*Dataset content:*
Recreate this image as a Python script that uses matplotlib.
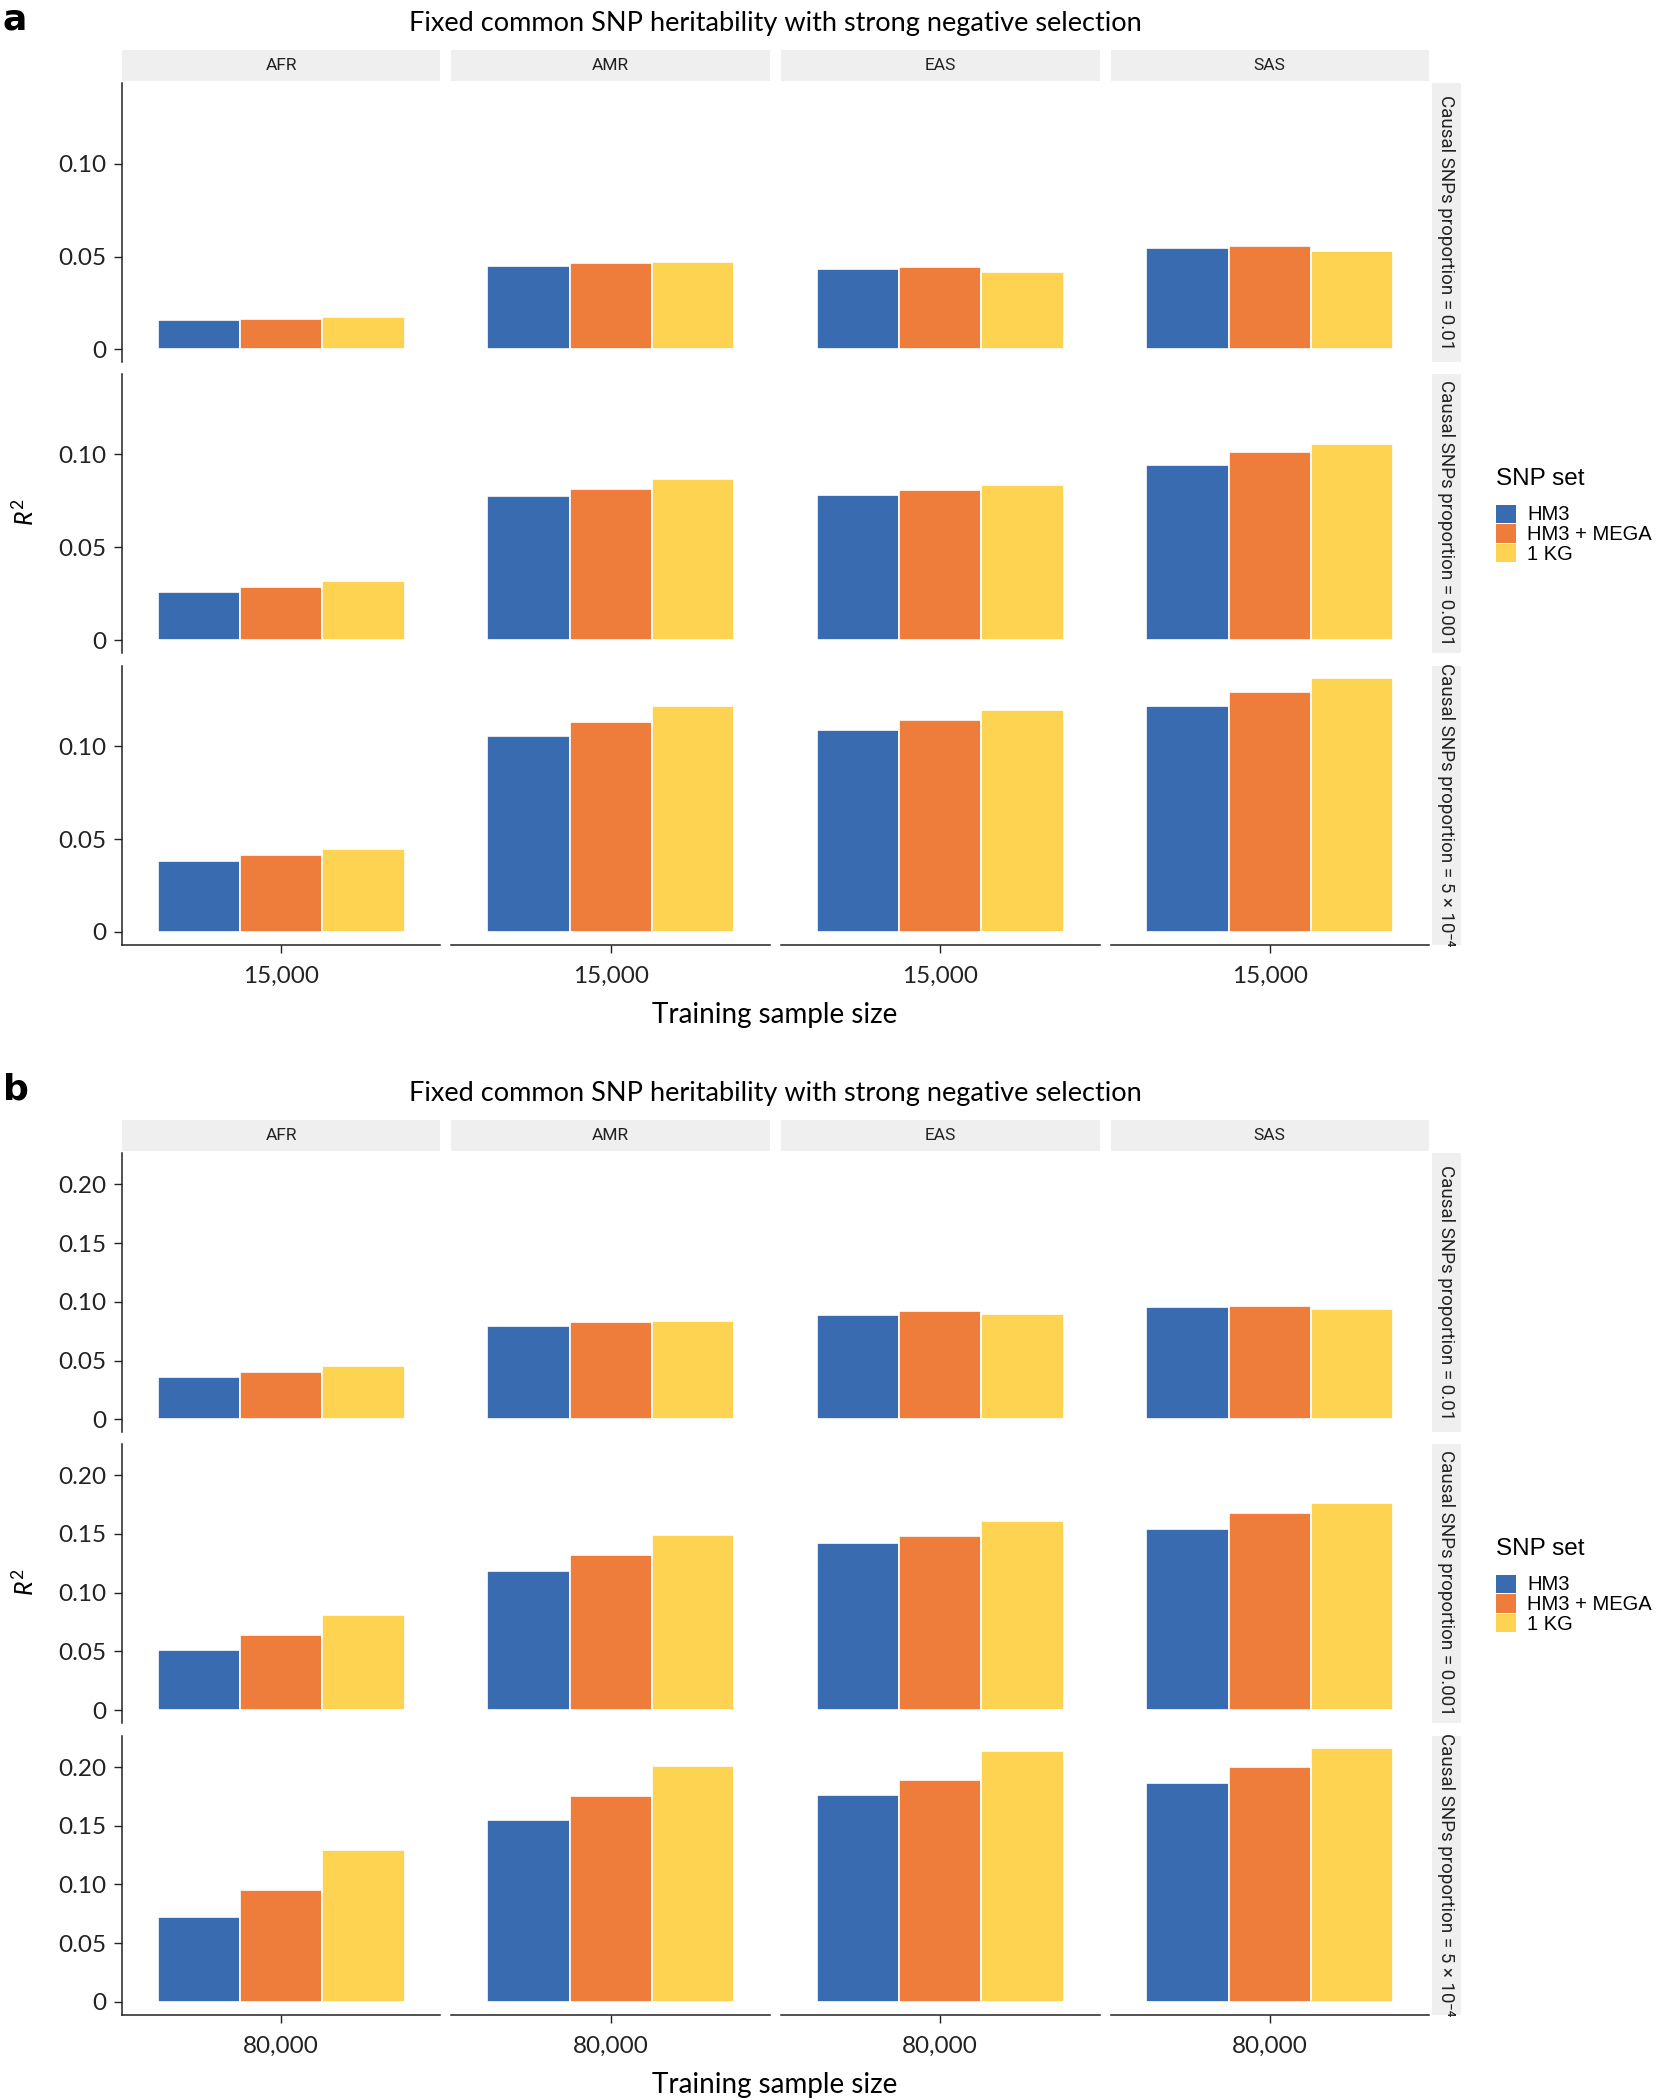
import matplotlib
matplotlib.use('Agg')
import matplotlib.pyplot as plt
from matplotlib.patches import Patch

plt.rcParams['font.family'] = ['Lato', 'DejaVu Sans']
plt.rcParams['mathtext.fontset'] = 'custom'
plt.rcParams['mathtext.it'] = 'Lato:italic'
plt.rcParams['mathtext.rm'] = 'Lato'

ancestries = ['AFR', 'AMR', 'EAS', 'SAS']
snp_sets = ['HM3', 'HM3 + MEGA', '1 KG']
colors = ['#386BAF', '#EE7D3B', '#FED352']
row_labels = ['Causal SNPs proportion = 0.01',
              'Causal SNPs proportion = 0.001',
              'Causal SNPs proportion = 5 × 10⁻⁴']
title = 'Fixed common SNP heritability with strong negative selection'

# R2 per ancestry (AFR, AMR, EAS, SAS); each entry = [HM3, HM3+MEGA, 1KG]
# panel a: training n = 15,000
a_p001 = [[0.0158, 0.0166, 0.0174], [0.0448, 0.0466, 0.0468],
          [0.0432, 0.0446, 0.0417], [0.0545, 0.0556, 0.0532]]
a_p0001 = [[0.0259, 0.0288, 0.0317], [0.0777, 0.0813, 0.0870],
           [0.0784, 0.0806, 0.0835], [0.0942, 0.1014, 0.1058]]
a_p00005 = [[0.0381, 0.0417, 0.0446], [0.1058, 0.1130, 0.1216],
            [0.1086, 0.1144, 0.1194], [0.1216, 0.1295, 0.1367]]
# panel b: training n = 80,000
b_p001 = [[0.0363, 0.0405, 0.0450], [0.0795, 0.0828, 0.0840],
          [0.0886, 0.0920, 0.0898], [0.0955, 0.0966, 0.0943]]
b_p0001 = [[0.0511, 0.0636, 0.0807], [0.1180, 0.1320, 0.1490],
           [0.1420, 0.1480, 0.1610], [0.1545, 0.1680, 0.1760]]
b_p00005 = [[0.0727, 0.0955, 0.1295], [0.1545, 0.1750, 0.2010],
            [0.1760, 0.1886, 0.2136], [0.1864, 0.2000, 0.2160]]

panels = [
    ('a', '15,000', [a_p001, a_p0001, a_p00005], [0, 0.05, 0.10], ['0', '0.05', '0.10']),
    ('b', '80,000', [b_p001, b_p0001, b_p00005], [0, 0.05, 0.10, 0.15, 0.20],
     ['0', '0.05', '0.10', '0.15', '0.20']),
]

W, H = 1662, 2100
fig = plt.figure(figsize=(W / 100, H / 100), dpi=100)


def box(x0, y0, w, h):
    # pixel box (top-left origin) -> figure fraction rect
    return [x0 / W, 1 - (y0 + h) / H, w / W, h / H]


col_left = [122, 451.5, 781, 1110.5]
col_w = 318.5
row_top = [83, 373.7, 665.6]
row_h = 279
strip_fc = '#EFEFEF'
ink = '#222222'
bw = 0.31

for p, (tag, n_label, rows, yticks, yticklabels) in enumerate(panels):
    off = p * 1070
    ymax = max(v for row in rows for anc in row for v in anc)
    ylim = (-0.05 * ymax, 1.05 * ymax)

    fig.text(3 / W, 1 - (off + 20) / H, tag, fontsize=26, fontweight='bold',
             family=['DejaVu Sans'], va='center', ha='left')
    fig.text(775 / W, 1 - (off + 23) / H, title, fontsize=19.5, ha='center', va='center')

    for c, anc in enumerate(ancestries):
        sax = fig.add_axes(box(col_left[c], off + 49.6, col_w, 31))
        sax.set_facecolor(strip_fc)
        sax.set_xticks([]); sax.set_yticks([])
        for s in sax.spines.values():
            s.set_visible(False)
        sax.text(0.5, 0.5, anc, ha='center', va='center', fontsize=12.5,
                 family=['Roboto', 'DejaVu Sans'], color=ink)

    for r, row in enumerate(rows):
        rax = fig.add_axes(box(1431.7, off + row_top[r], 29.5, row_h))
        rax.set_facecolor(strip_fc)
        rax.set_xticks([]); rax.set_yticks([])
        for s in rax.spines.values():
            s.set_visible(False)
        rax.text(0.5, 0.5, row_labels[r], ha='center', va='center', rotation=-90,
                 fontsize=13.5, family=['Roboto', 'DejaVu Sans'], color=ink)

        for c, anc in enumerate(ancestries):
            ax = fig.add_axes(box(col_left[c], off + row_top[r], col_w, row_h))
            vals = row[c]
            for k, v in enumerate(vals):
                ax.bar(1 + (k - 1) * bw, v, width=bw, color=colors[k],
                       edgecolor='white', linewidth=1.2)
            ax.set_xlim(0.4, 1.6)
            ax.set_ylim(*ylim)
            for s in ['top', 'right']:
                ax.spines[s].set_visible(False)
            ax.spines['left'].set_visible(c == 0)
            ax.spines['bottom'].set_visible(r == len(rows) - 1)
            for s in ['left', 'bottom']:
                ax.spines[s].set_color(ink)
                ax.spines[s].set_linewidth(1.1)
            ax.tick_params(colors=ink, width=1.0, length=6, labelsize=17.5, pad=5)
            ax.tick_params(axis='x', pad=9)
            if c == 0:
                ax.set_yticks(yticks)
                ax.set_yticklabels(yticklabels)
            else:
                ax.set_yticks([])
            if r == len(rows) - 1:
                ax.set_xticks([1])
                ax.set_xticklabels([n_label])
            else:
                ax.set_xticks([])

    fig.text(775 / W, 1 - (off + 1015) / H, 'Training sample size', fontsize=20,
             ha='center', va='center')
    fig.text(24 / W, 1 - (off + 512) / H, '$R^2$', fontsize=18, rotation=90,
             ha='center', va='center')

    handles = [Patch(facecolor=col, edgecolor='none') for col in colors]
    leg = fig.legend(handles, snp_sets, title='SNP set', loc='upper left',
                     bbox_to_anchor=(1496 / W, 1 - (off + 468) / H), frameon=False,
                     handlelength=1.0, handleheight=1.0, labelspacing=0.0,
                     handletextpad=0.55, borderaxespad=0, borderpad=0,
                     prop={'family': ['Liberation Sans', 'DejaVu Sans'], 'size': 14.5},
                     alignment='left')
    leg.get_title().set_fontsize(17.5)
    leg.get_title().set_family(['Liberation Sans', 'DejaVu Sans'])
    leg._legend_box.sep = 10.5

fig.savefig('out.png', dpi=100, facecolor='white')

*What is being asked:*
Give again, word for word, every line from the top of the data above to the line holding "title = 'Fixed", inclusive, with the pictures left out.

*Completed exercise:*
Recreate this image as a Python script that uses matplotlib.
import matplotlib
matplotlib.use('Agg')
import matplotlib.pyplot as plt
from matplotlib.patches import Patch

plt.rcParams['font.family'] = ['Lato', 'DejaVu Sans']
plt.rcParams['mathtext.fontset'] = 'custom'
plt.rcParams['mathtext.it'] = 'Lato:italic'
plt.rcParams['mathtext.rm'] = 'Lato'

ancestries = ['AFR', 'AMR', 'EAS', 'SAS']
snp_sets = ['HM3', 'HM3 + MEGA', '1 KG']
colors = ['#386BAF', '#EE7D3B', '#FED352']
row_labels = ['Causal SNPs proportion = 0.01',
              'Causal SNPs proportion = 0.001',
              'Causal SNPs proportion = 5 × 10⁻⁴']
title = 'Fixed common SNP heritability with strong negative selection'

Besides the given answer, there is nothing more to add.